Green farmland with irrigation pipes in SW US, framed by a backdrop of blue mountains

Is Investing in Land Suitable for You?

Among various real estate investment options, purchasing parcels of undeveloped land has seen a substantial surge in popularity. In recent years, farmland has also become a popular investment for many who have no intention of farming but intend to lease parcels for agricultural production as a source of income. As land values continue increasing, due diligence is recommended before a deal is carried out. Like any investment, investing in land also comes with risks.

Raw land: A blank canvas

Undeveloped land, often termed 'raw land,' provides a blank canvas for the real estate investor. The potential uses for this land are virtually limitless, from residential housing projects to commercial developments or even agricultural utilization. However, the primary lure of undeveloped land is its inherent potential for substantial profit margins. Real estate investors acquire these large parcels with hopes that urban expansion or developmental projects may increase the land's value over time.

Lower cost- Investors often prefer purchasing larger parcels due to economies of scale. Larger parcels typically cost less than smaller ones, providing investors with more space and optimal utilization potential.
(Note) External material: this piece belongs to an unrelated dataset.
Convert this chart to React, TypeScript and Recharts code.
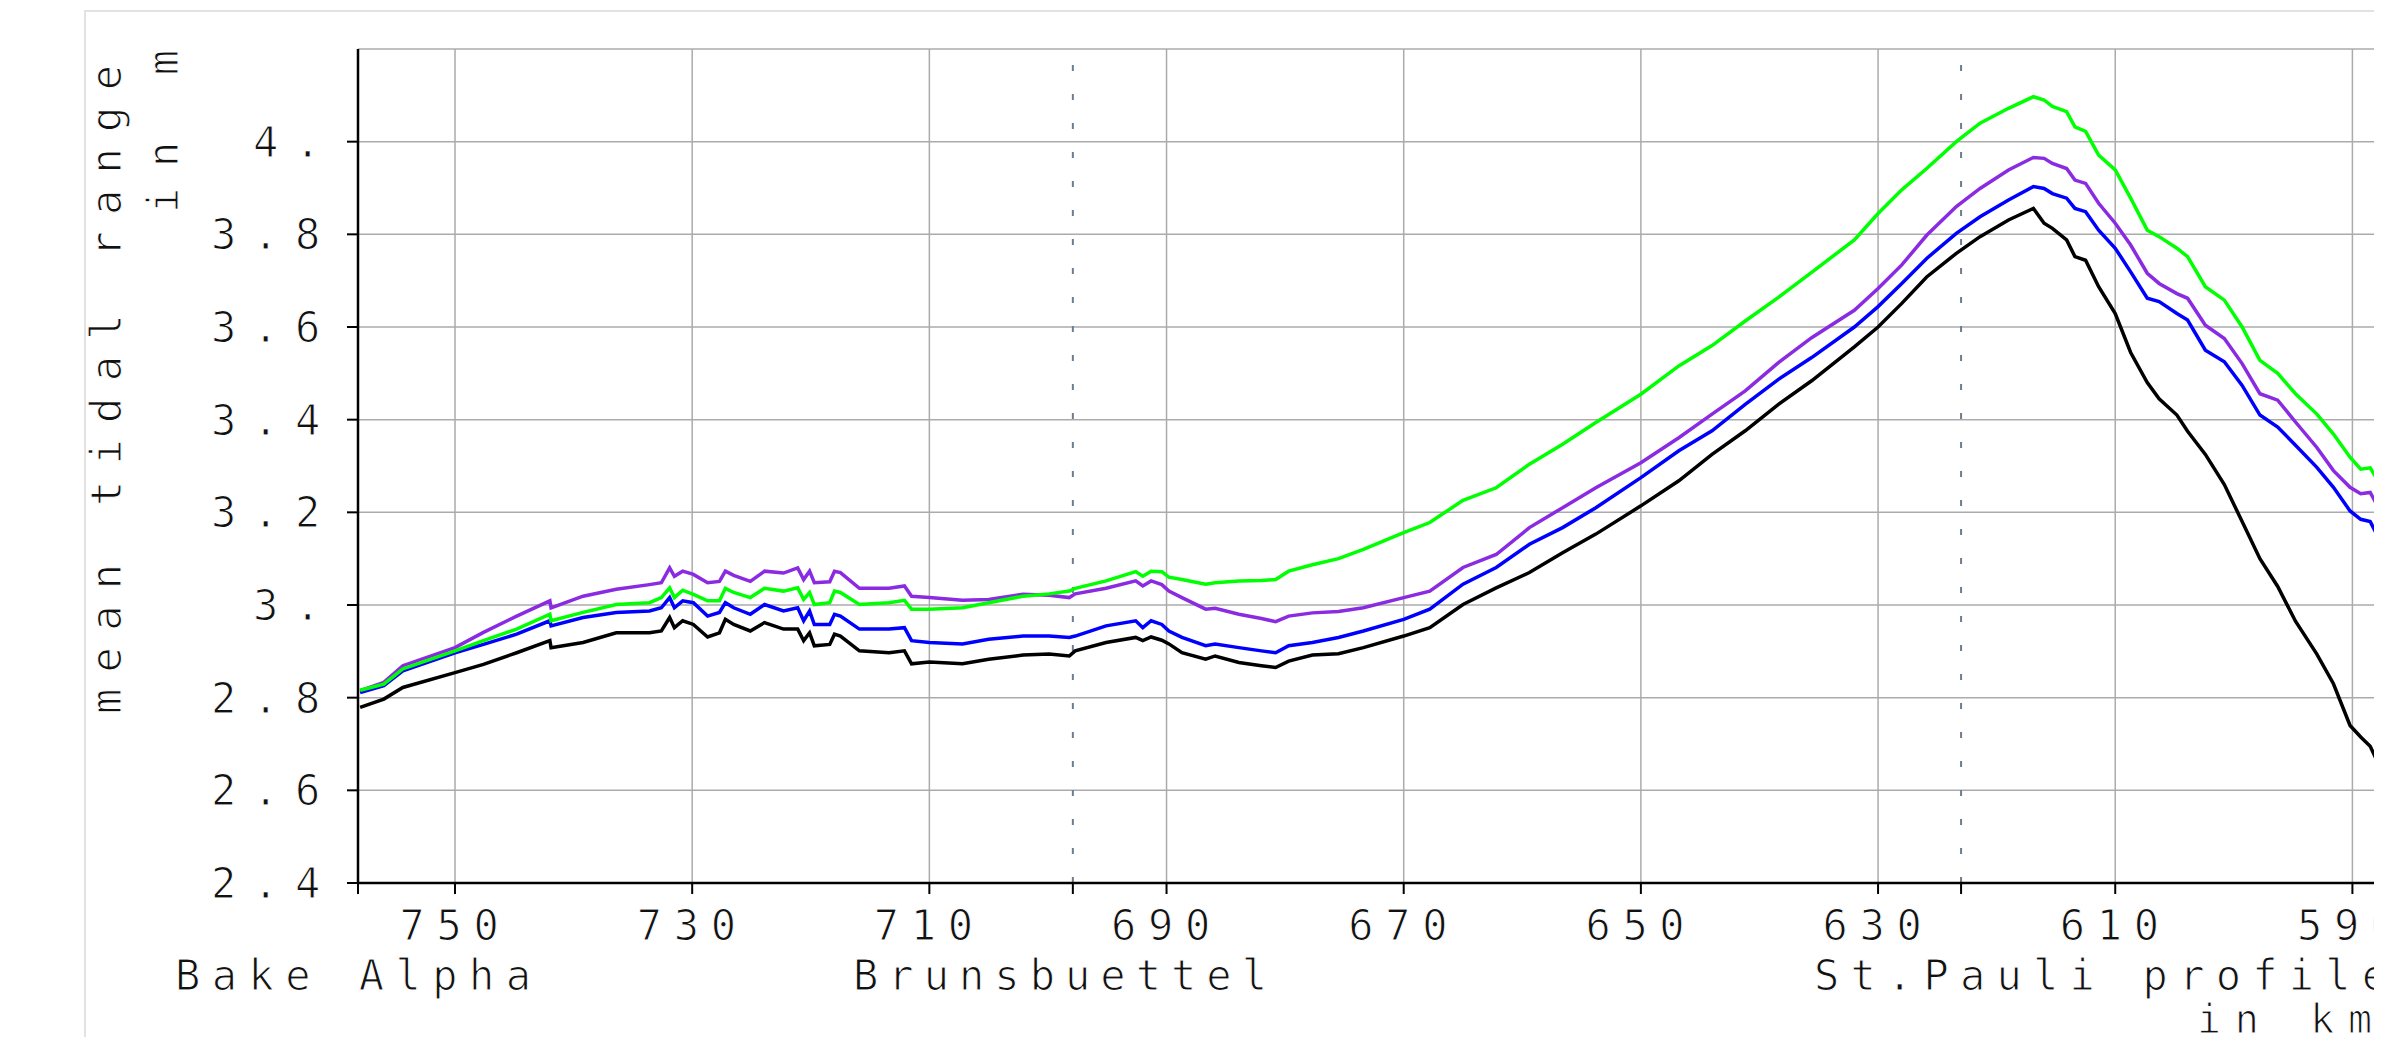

Moreover, securing sizeable pieces allows for a broader range of development possibilities, increasing the chances of a higher return on investment.

Tax incentives- Tax incentives are another crucial aspect that motivates investors to purchase undeveloped land. Several countries, including the United States, offer attractive tax benefits for those most likely to maintain their property in its undeveloped state. For instance, under specific conditions, owners can significantly mitigate their property taxes by pledging not to develop their land for a stipulated period. This strategy may benefit investors seeking long-term appreciation rather than immediate development.

Tax write-offs- Apart from direct tax incentives, potential tax write-offs are associated with sizeable undeveloped land ownership. For example, if the property is rented to a farmer or used for farming by the owner, it can qualify for agricultural property tax reductions. Additionally, expenses related to maintaining, managing, and owning the land, such as property taxes, loan interest, and insurance, can often be deducted from the gross income, lowering the overall tax bill.

Natural resources- Undeveloped land rich in natural resources presents opportunities for an investor. These natural resources may include minerals, oil, gas, precious metals, or timber. If these resources are exploited, they can generate substantial income that may help enhance the return on investment.

However, it is crucial to understand that extracting and selling natural resources involves regulatory hurdles and may have significant environmental implications. Therefore, consulting with an attorney specializing in real estate, natural resources, and leases is essential before purchasing land with natural resources. Due diligence is required as the land may not include mineral rights, surface rights, etc.

In conclusion, real estate investors invest in large parcels of undeveloped land for various reasons, from the potential of substantial profit margins, tax incentives, and write-offs to income from natural resources. While the risks associated with raw land investments cannot be ignored, with thorough due diligence, market understanding, and strategic planning, these investments may offer positive returns.

As with any investment, consult with knowledgeable financial, legal, and tax professionals to help you understand the intricacies of land investing, the investment’s suitability, and potential challenges that may surface.